Galway won’t panic. They will be quite happy with a low-scoring first half. They won’t be rushing to make a game of it. Kerry will try and push up in those early exchanges but they won’t be going gung-ho either. The one thing we’ve seen from Kerry this year is that they’re far more intent on getting their defensive shape right than they have been in a long time.

If Galway drop 14 men deep, I can’t see Kerry sending 13 men up to try and punch holes. They can’t risk a turnover high up the pitch with only light cover at the back. Cormac Costello’s goal changed the Dublin game but while everybody focused on the turnover that led to it, the big lesson Kerry would have taken from it was how outnumbered they were.

As soon as the ball spilt, Dublin burst forward and when Kerry couldn’t manage the good foul to slow them down, suddenly it was six Dubs against five Kerry players with Dublin in possession on the halfway line. In the blink of an eye, all the good defensive structure that they’ve had since Paddy Tally came in disappeared.

Costello’s finish was brilliant and the turnover was very sloppy – but the killer for Kerry was that the thing they’ve worked on the most this season wasn’t there when it was needed. They didn’t have that extra man in position to prevent the goal chance. Considering they were five points up at the time, it was the one mistake they couldn’t afford to make.

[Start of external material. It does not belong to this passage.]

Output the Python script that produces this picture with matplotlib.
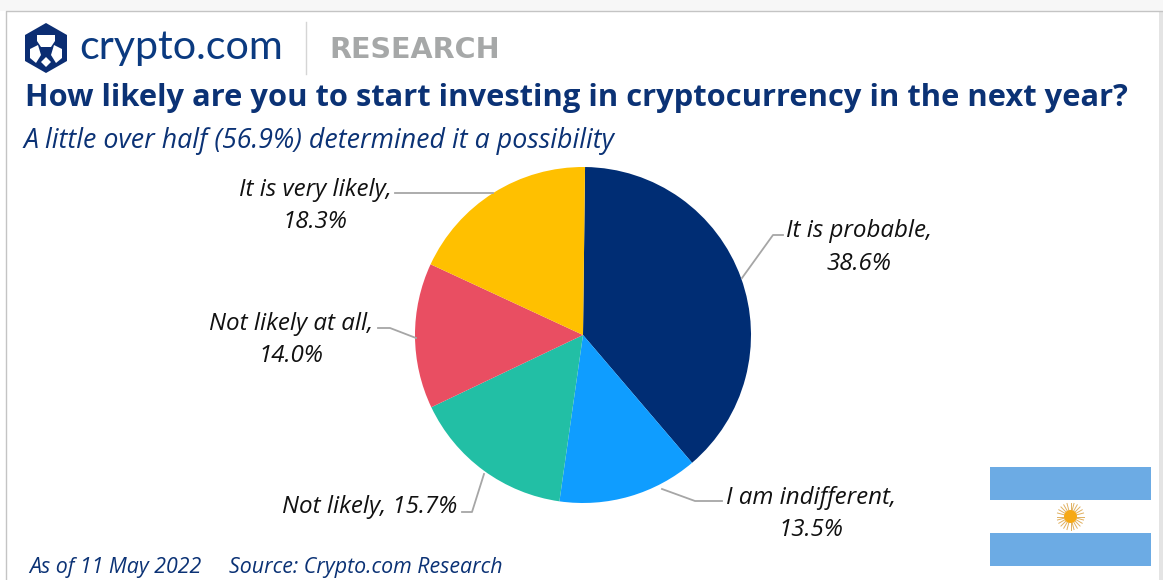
import numpy as np
import matplotlib
matplotlib.use('Agg')
from matplotlib import pyplot as plt
from matplotlib.patches import Polygon, Rectangle, Circle

labels = ['It is probable', 'I am indifferent', 'Not likely', 'Not likely at all', 'It is very likely']
values = [38.6, 13.5, 15.7, 14.0, 18.3]
colors = ['#002d74', '#0f9dff', '#22bfa5', '#e94e62', '#ffc000']

navy = '#0b3275'
plt.rcParams['font.family'] = ['Open Sans', 'DejaVu Sans']

fig = plt.figure(figsize=(11.63, 5.8), dpi=100, facecolor='white')
ax = fig.add_axes([0, 0, 1, 1])
ax.set_xlim(0, 1163)
ax.set_ylim(580, 0)
ax.axis('off')

# card border
ax.add_patch(Rectangle((-5, 0), 1180, 10.5, fc='#f7f7f7', ec='none'))
ax.plot([5.5, 5.5, 1163], [580, 10.5, 10.5], color='#c4c4c4', lw=1)
ax.add_patch(Rectangle((1159, 11), 5, 570, fc='#e4e4e4', ec='none'))

# logo
hexagon = [(46, 23), (67, 35), (67, 61), (46, 73), (25, 61), (25, 35)]
ax.add_patch(Polygon(hexagon, fc='#0b2d72', ec='none'))
ax.add_patch(Polygon([(37, 35), (55, 35), (55, 41), (51, 47), (41, 47), (37, 41)], fc='white', ec='none'))
ax.add_patch(Polygon([(30, 49), (38, 45), (41, 55), (36, 63), (30, 58)], fc='white', ec='none'))
ax.add_patch(Polygon([(62, 49), (54, 45), (51, 55), (56, 63), (62, 58)], fc='white', ec='none'))
ax.add_patch(Polygon([(41, 62), (46, 57), (51, 62), (46, 67)], fc='white', ec='none'))
ax.text(79, 48, 'crypto.com', fontsize=29.7, color='#0b3a80', ha='left', va='center', family=['Lato', 'DejaVu Sans'])
ax.plot([305.5, 305.5], [22, 74], color='#d5d5d5', lw=1)
ax.text(329, 50, 'RESEARCH', fontsize=20.6, fontweight='bold', color='#a6a8a8', ha='left', va='center',
        family=['DejaVu Sans'])

ax.text(25, 98, 'How likely are you to start investing in cryptocurrency in the next year?',
        fontsize=22.26, fontweight='bold', color=navy, ha='left', va='center')
ax.text(24, 141, 'A little over half (56.9%) determined it a possibility',
        fontsize=19.3, style='italic', color=navy, ha='left', va='center')

# pie, y axis is inverted so angles run clockwise on screen
ax.pie(values, colors=colors, startangle=-89.3, counterclock=True, center=(583, 335),
       radius=168, frame=True, wedgeprops=dict(edgecolor='none'))
ax.set_xlim(0, 1163)
ax.set_ylim(580, 0)
ax.axis('off')

# leader lines
leader = '#a6a6a6'
ax.plot([742, 773, 783], [278, 235, 235], color=leader, lw=1.3)
ax.plot([662, 695, 722], [489, 501, 501], color=leader, lw=1.3)
ax.plot([484, 472, 462], [474, 512, 512], color=leader, lw=1.3)
ax.plot([416, 390, 378], [338, 328, 328], color=leader, lw=1.3)
ax.plot([493, 410, 395], [193, 193, 193], color=leader, lw=1.3)

# labels
lab = dict(fontsize=17.4, style='italic', color='#111111', va='center', linespacing=1.47)
ax.text(859, 247.5, labels[0] + ',\n38.6%', ha='center', **lab)
ax.text(811, 514, labels[1] + ',\n13.5%', ha='center', **lab)
ax.text(457, 507, labels[2] + ', 15.7%', ha='right', **lab)
ax.text(291, 340, labels[3] + ',\n14.0%', ha='center', **lab)
ax.text(315, 206, labels[4] + ',\n18.3%', ha='center', **lab)

ax.text(29, 568, 'As of 11 May 2022', fontsize=15.4, style='italic', color=navy, ha='left', va='center')
ax.text(229, 568, 'Source: Crypto.com Research', fontsize=15.4, style='italic', color=navy, ha='left', va='center')

# flag
ax.add_patch(Rectangle((990, 467), 161, 33, fc='#6cabe4', ec='none'))
ax.add_patch(Rectangle((990, 533), 161, 33, fc='#6cabe4', ec='none'))
for a in np.arange(0, 360, 15):
    t = np.radians(a)
    ax.plot([1070.5, 1070.5 + 13.5 * np.cos(t)], [516.5, 516.5 + 13.5 * np.sin(t)],
            color='#e0b060', lw=0.7)
ax.add_patch(Circle((1070.5, 516.5), 6.5, fc='#f6a915', ec='none', zorder=3))

fig.savefig('out.png', dpi=100)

When all comes to all, I expect Kerry to tighten up on those few areas where they have scope for improvement. The reality is that even with some of their most experienced players underperforming and with their bench being underwhelming and with them coughing up the sort of goal they’ve made it their business all year not to cough up – even with all that, they still beat a very good Dublin team.

Tidy all that up and it should be Kerry’s All-Ireland.